SRC Comparisons (96 kHz to 44.1 kHz)
Jan 22, 2006 at 12:33 AM Post #2 of 6
OK, now where do I get (or how do I generate) a good enough sample of a 1 kHz tone in 96 kHz 24 bit... what Audacity generates apparently isn't cutting it.
 
Jan 22, 2006 at 1:17 PM Post #3 of 6
Quote:

Originally Posted by sgrossklass
OK, now where do I get (or how do I generate) a good enough sample of a 1 kHz tone in 96 kHz 24 bit... what Audacity generates apparently isn't cutting it.

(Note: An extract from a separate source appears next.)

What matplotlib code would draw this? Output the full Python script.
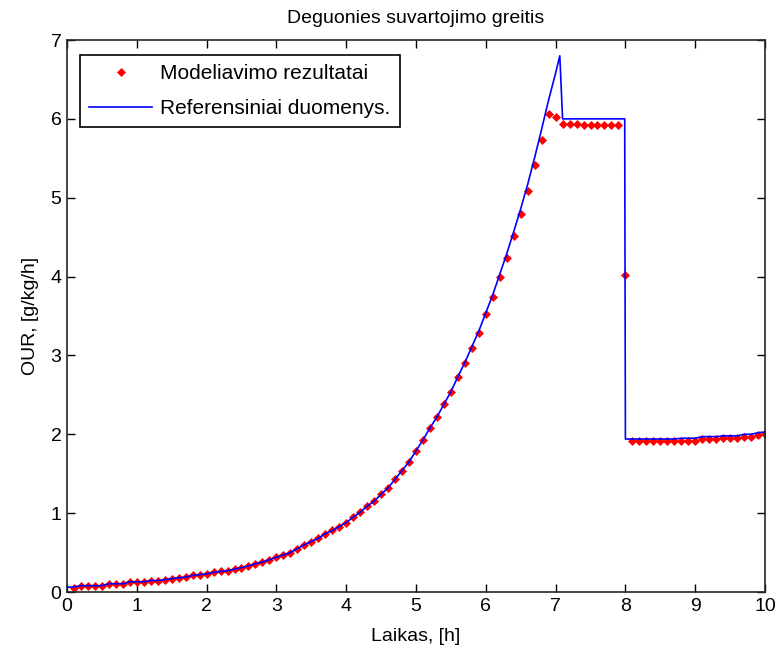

watch in foobar @ Playback -> Input -> Standard Inputs and use the Diskwriter.
 
Jan 22, 2006 at 3:50 PM Post #4 of 6
Seems it wasn't Audacity, but the spectrum analyzer settings. When using RMAA for analysis, it seems best to employ a Kaiser window of 20 along with the largest FFT size. The resampling quality for 96k -> 44.1k 24 bit came out like this: SSRC (high precision exe, twopass) > SRC (libresample via SRCdrop) >> Audacity.
 
Mar 9, 2006 at 8:09 PM Post #6 of 6
Well, I don't have Matlab here, but I've played with a 20 kHz tone generated in 24/96 and resampling to 44.1 kHz.
As before, SSRC (ssrc_hp.exe, twopass) yielded the best result, with only 3 spurious tones visible above the noise level at -180 dBFS, all of them under -160 dBFS.
SRCdrop (with "best" resampler) gave a "livelier" spectrum, though only three tones reached above -150 dBFS, with one of them being direct aliasing at about -110 dBFS and the only one above -140 dBFS. (In practice, you can assume a background noise floor at about -140 dBFS even with the best of DACs.)
And again, Audacity 1.2.4 with its "High Quality Sinc Interpolation" yielded the worst results by far, with a whole zoo of spurious tones, of which about 11 reach -110 dBFS, 4 are above -100 dBFS and one (again, direct aliasing from 20 kHz) reaches -84 dBFS. Don't resample here!